On Thursday, Shell released a pledge and rough plan to shrink its carbon footprint to net-zero by 2050 in an attempt to meet the goals of the Paris Agreement.
It said it will shift its business to produce more clean energy and more biofuels (which are problematic), and help its customers, like major airline companies, to decrease their carbon impacts. By 2035, it plans to reduce its net carbon footprint 30 percent by 2035 and 65 percent by 2050, offsetting the rest to get to net-zero. Sounds nice but it’s totally inadequate.
Does this mean Shell will halt all further drilling for fossil fuels? No, of course not. Shell says that “society will continue to need some energy products that create emissions for the foreseeable future.” Of course, the climate crisis, which fossil fuels have largely created, threatens the very existence of human society. But don’t worry—Shell will be focused on the good fossil fuel: natural gas!
As part of its announcement, the company called it “vital to building a sustainable energy future, especially in power generation.” It’s true that natural gas does emit less carbon than coal. But it still emits carbon. In 2019, it was the number one contributor to the growth in U.S. carbon emissions. When gas infrastructure leaks, it also emits methane, a greenhouse gas 80 times more potent than carbon in terms of global heating. This is a huge problem—in fact, recent research found that energy firms are emitting 25 to 40 percent more methane than previously thought. Yet Shell’s new pledge makes no mention of the problem of methane emissions.

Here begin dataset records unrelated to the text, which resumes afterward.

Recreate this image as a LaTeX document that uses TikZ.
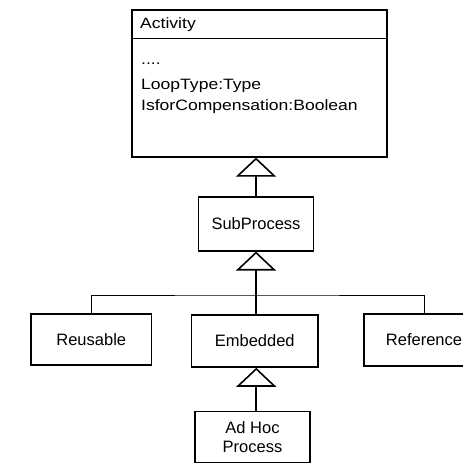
\documentclass[tikz,border=0pt]{standalone}
\usepackage{fontspec}
\setmainfont{Liberation Sans}
\newfontfamily\attrfont[FakeStretch=1.17]{Liberation Sans}
\usetikzlibrary{arrows.meta}

\tikzset{
  classbox/.style={draw, line width=1.6pt, inner sep=0pt, align=center,
    font=\fontsize{16.5}{19.5}\selectfont},
  attr/.style={anchor=base west, inner sep=0pt, font=\attrfont\fontsize{15}{18}\selectfont},
  gen/.style={line width=1.8pt,
    -{Triangle[open, length=19pt, width=40pt, line width=1.6pt]}},
  busline/.style={line width=0.9pt}
}

\begin{document}
\begin{tikzpicture}[x=1pt, y=-1pt]
  \useasboundingbox (0,0) rectangle (463,466);
  \clip (0,0) rectangle (463,466);

  % class with attribute compartment
  \node[classbox, minimum width=255pt, minimum height=147pt, anchor=north west] (act) at (131,9) {};
  \draw[line width=1.4pt] ([yshift=-29.5pt]act.north west) -- ([yshift=-29.5pt]act.north east);
  \node[attr] (actname) at (140,28) {Activity};
  \node[attr] (dots) at (141,64) {....};
  \node[attr] (loop) at (141,89) {LoopType:Type};
  \node[attr] (comp) at (141,110) {IsforCompensation:Boolean};

  % subclasses
  \node[classbox, minimum width=115pt, minimum height=53.5pt] (sub) at (256,224) {SubProcess};
  \node[classbox, minimum width=120.5pt, minimum height=51.5pt] (reu) at (91.25,339.5) {Reusable};
  \node[classbox, minimum width=126.5pt, minimum height=52pt] (emb) at (254.75,341) {Embedded};
  \node[classbox, minimum width=120pt, minimum height=52pt] (ref) at (424,340) {Reference};
  \node[classbox, minimum width=115pt, minimum height=51pt] (adhoc) at (252.5,437) {Ad Hoc\\Process};

  % generalisation links
  \draw[gen] (sub.north) -- (sub.north |- act.south);
  \coordinate (bus) at (256,295);
  \draw[busline] (reu.north) |- (bus) -| (ref.north);
  \draw[gen] (sub.south |- emb.north) -- (sub.south);
  \draw[gen] ([xshift=1.5pt]emb.south |- adhoc.north) -- ([xshift=1.5pt]emb.south);
\end{tikzpicture}
\end{document}
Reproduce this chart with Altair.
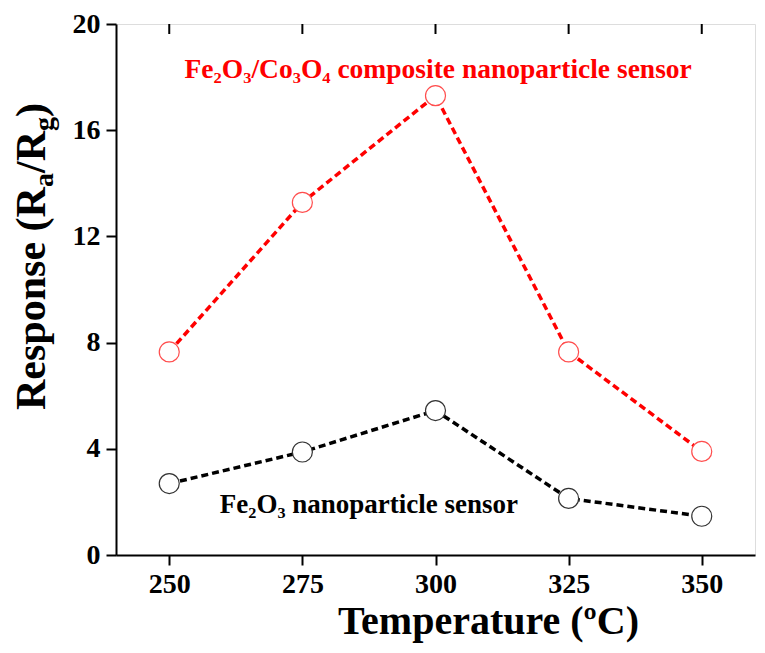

The plan to cut carbon emissions is pretty weak, too. The company plans to offset its own carbon emissions by trapping them with new carbon capture and storage technologies. Except those technologies haven’t been shown to work at scale. It also talks about using “natural solutions,” like tree planting, which is also not great.
Don’t get me wrong, trees are great, and tree planting will almost certainly play a role in lowering greenhouse gas emissions. But forest offset programs can also be horrifyingly unjust by displacing people from their homes in order to make room to plant. Plus, if Shell really cares about trees, shouldn’t it commit to stop drillingfor oil in the Amazon rainforest—one of the world’s largest carbon sinks? Shell executives know all that drilling doesn’t go aroundthe trees, right? Those trees get chopped down, destroying the homes of indigenous communities and rich, biodiverse ecosystems in the process.
The company’s new climate pledge also explicitly excludes its “chemical” business, which is a sly way of ignoring all the plastic made from fossil fuel byproducts. Energy giants such as Shell are ramping up their plastic production. If growth trends continue, by 2050, plastic will make up 20 percent of the world’s oil consumption, and conservative predictions show that plastic production and incineration will produce some 600 coal plants-worth of greenhouses gases. Not including plastic in its plan to get to net-zero is a huge oversight.
There’s a less complicated way for other oil companies to cut their emissions in line with the Paris Agreement. If Shell really wants to become environmentally sustainable, they could simply stop producing fossil-based energy. It is the single most important way we can draw down global carbon emissions. Shell executives, once y’all are ready to do that—even if it hurts your bottom line—then we can talk.